**What you need to do:** Everything from the first line of the data through the line with "plt.rcParams['font.family'] = ['Lato', 'DejaVu" is to be echoed exactly, minus the pictures.

:::::

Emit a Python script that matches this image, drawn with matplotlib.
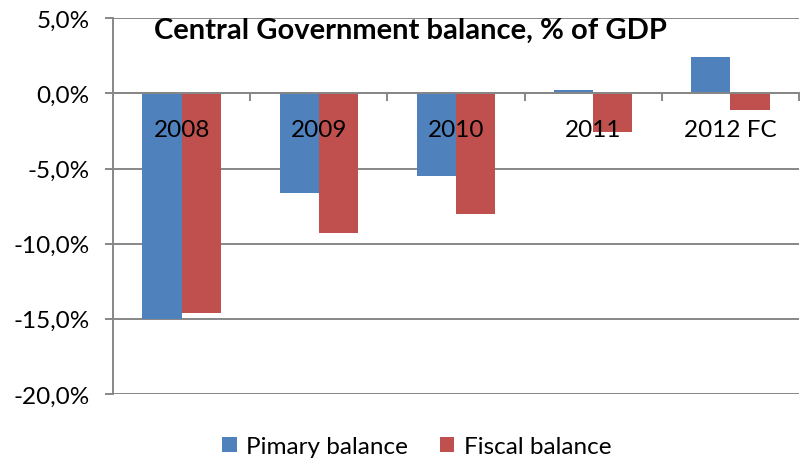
import matplotlib
matplotlib.use("Agg")
import matplotlib.pyplot as plt
import numpy as np
from matplotlib.ticker import FuncFormatter, FixedLocator

plt.rcParams['font.family'] = ['Lato', 'DejaVu Sans']

years = ["2008", "2009", "2010", "2011", "2012 FC"]
primary_balance = [-15.0, -6.6, -5.5, 0.2, 2.4]
fiscal_balance = [-14.6, -9.3, -8.0, -2.6, -1.1]
series_names = ["Pimary balance", "Fiscal balance"]
colors = ["#4F81BD", "#C0504D"]
grid_color = "#878787"

fig = plt.figure(figsize=(8, 4.6), dpi=100)
ax = fig.add_axes([0.14125, 0.1416, 0.8575, 0.8164])

x = np.arange(len(years))
width = 1 / 1.75 / 2
ax.bar(x - width / 2, primary_balance, width, color=colors[0], label=series_names[0], zorder=3)
ax.bar(x + width / 2, fiscal_balance, width, color=colors[1], label=series_names[1], zorder=3)

ax.set_xlim(-0.5, len(years) - 0.5)
ax.set_ylim(-20, 5)
ax.set_yticks(np.arange(-20, 5.1, 5))
ax.yaxis.set_major_formatter(FuncFormatter(lambda v, p: f"{v:.1f}%".replace(".", ",")))
ax.grid(axis="y", color=grid_color, linewidth=1.4, zorder=0)
ax.set_axisbelow(True)

for s in ["top", "right"]:
    ax.spines[s].set_visible(False)
ax.spines["left"].set_color(grid_color)
ax.spines["left"].set_linewidth(1.4)
ax.spines["bottom"].set_position(("data", 0))
ax.spines["bottom"].set_color(grid_color)
ax.spines["bottom"].set_linewidth(1.4)
ax.spines["bottom"].set_zorder(4)

ax.tick_params(axis="y", length=6, width=1.4, color=grid_color, labelsize=17.5, pad=11)
ax.set_xticks(x)
ax.set_xticklabels([])
ax.tick_params(axis="x", which="major", length=0)
ax.xaxis.set_minor_locator(FixedLocator(np.arange(0.5, len(years), 1)))
ax.tick_params(axis="x", which="minor", length=6, width=1.4, color=grid_color, direction="out")

# category names sit just under the zero line, above the bars
for xi, name in zip(x, years):
    ax.annotate(name, xy=(xi, 0), xytext=(0, -26), textcoords="offset points",
                ha="center", va="center", fontsize=17.5, zorder=6)

fig.text(0.513, 0.932, "Central Government balance, % of GDP", ha="center", va="center",
         fontsize=21, fontweight="bold")

ax.legend(loc="center", bbox_to_anchor=(0.443, -0.14), ncol=2, frameon=False,
          fontsize=17.5, handlelength=0.6, handleheight=0.6, columnspacing=1.3, handletextpad=0.4)

fig.savefig("out.png", dpi=100)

:::::

**Solution for this exercise:**
Emit a Python script that matches this image, drawn with matplotlib.
import matplotlib
matplotlib.use("Agg")
import matplotlib.pyplot as plt
import numpy as np
from matplotlib.ticker import FuncFormatter, FixedLocator

plt.rcParams['font.family'] = ['Lato', 'DejaVu Sans']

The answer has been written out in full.